On a summer visit with my mother and brothers to a great-aunt who lived in the Blue Mountains, we went to see the editor, who had not yet moved up to Brisbane. She was only in her 50s at the time, although she seemed very old to me. She had a waspish, patrician English manner. I was lucky to be chosen: ‘You know, I almost sent it back to you. I’d even put it in the envelope, and then I decided to take another look.’
I don’t know how she expected me to respond to this. I said nothing, which was usually safer.
At university I chose not to study English Lit, because I could read novels in my own time, for pleasure rather than analysis. The 1987 Arts Faculty Handbook had more fascinating possibilities that could be contained in one Arts degree (I ended up with two).
I studied Soviet politics, medieval European history, the Roman empire and the industrial revolution, and got on with writing my second novel. Not surprisingly, it was a piece of social realism about gifted teenagers escaping country town life for the city, where life was obviously so much better, although I was finding it quite tough myself.

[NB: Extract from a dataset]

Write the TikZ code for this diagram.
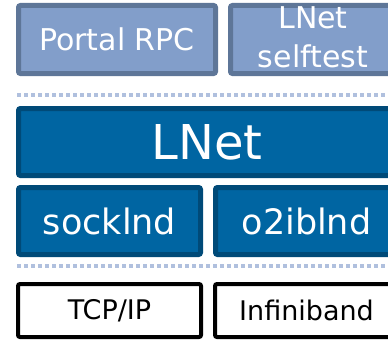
\documentclass[tikz,border=0pt]{standalone}
\usepackage{fontspec}
\setmainfont{DejaVu Sans}
\usetikzlibrary{positioning}
\definecolor{topfill}{HTML}{829ECA}
\definecolor{topedge}{HTML}{5E7698}
\definecolor{corefill}{HTML}{0065A2}
\definecolor{coreedge}{HTML}{004A78}
\definecolor{sepcolor}{HTML}{B0C0DE}

\begin{document}
\begin{tikzpicture}[
x=1pt, y=1pt,
every node/.style={
rectangle,
rounded corners=2pt,
align=center,
inner sep=0pt
},
upper/.style={draw=topedge, fill=topfill, line width=5pt, text=white,
minimum height=68pt, font=\fontsize{30}{39}\selectfont},
core/.style={draw=coreedge, fill=corefill, line width=5pt, text=white,
minimum height=67pt},
link/.style={draw=black, fill=white, line width=4pt, text=black,
minimum height=53pt, minimum width=183pt, font=\fontsize{27}{32}\selectfont},
sepline/.style={draw=sepcolor, line width=4pt, dash pattern=on 4pt off 3pt}
]
\path[use as bounding box, clip] (0,0) rectangle (388,341);

\node[upper, minimum width=197pt] (portal) at (117,301.5) {Portal RPC};
\node[upper, minimum width=165pt, text height=56pt, right=10pt of portal] (selftest) {LNet\\selftest};

\node[core, minimum width=377pt, font=\fontsize{48}{56}\selectfont,
below=30pt of portal.south west, anchor=north west] (lnet) {LNet};
\node[core, minimum width=182pt, font=\fontsize{35}{42}\selectfont,
below=7pt of lnet.south west, anchor=north west] (sock) {socklnd};
\node[core, minimum width=182pt, font=\fontsize{35}{42}\selectfont,
right=10pt of sock] (o2ib) {o2iblnd};

\node[link, below=25pt of sock] (tcp) {TCP/IP};
\node[link, below=25pt of o2ib] (ib) {Infiniband};

% layer separators
\draw[sepline] (17,246.5) -- (400,246.5);
\draw[sepline] (17,75) -- (400,75);
\end{tikzpicture}
\end{document}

I had no expectations of making a living from writing. My advance was tiny, and I don’t remember getting any royalties. There was no negotiation over the (single-book) contract. I was sent the final version of the cover as a courtesy. The protagonist, Claudia, was shown wearing a bizarre hat, but nobody asked my opinion.
Novels, even ‘teenage’ ones, were more widely reviewed back then. I had good reviews, but I didn’t win any awards or become famous. It never occurred to me to apply for a literary grant and set myself up in inner-city Melbourne as a ‘writer’, although rooms in decrepit nineteenth-century worker’s cottages were cheap to rent back then and the dole was much easier to get.
‘Send us the next one when it’s ready,’ said my editor.
And that was it. I was a published writer, but my main concern, as a future Arts graduate, was how I’d ever get a ‘proper’ job and make a living.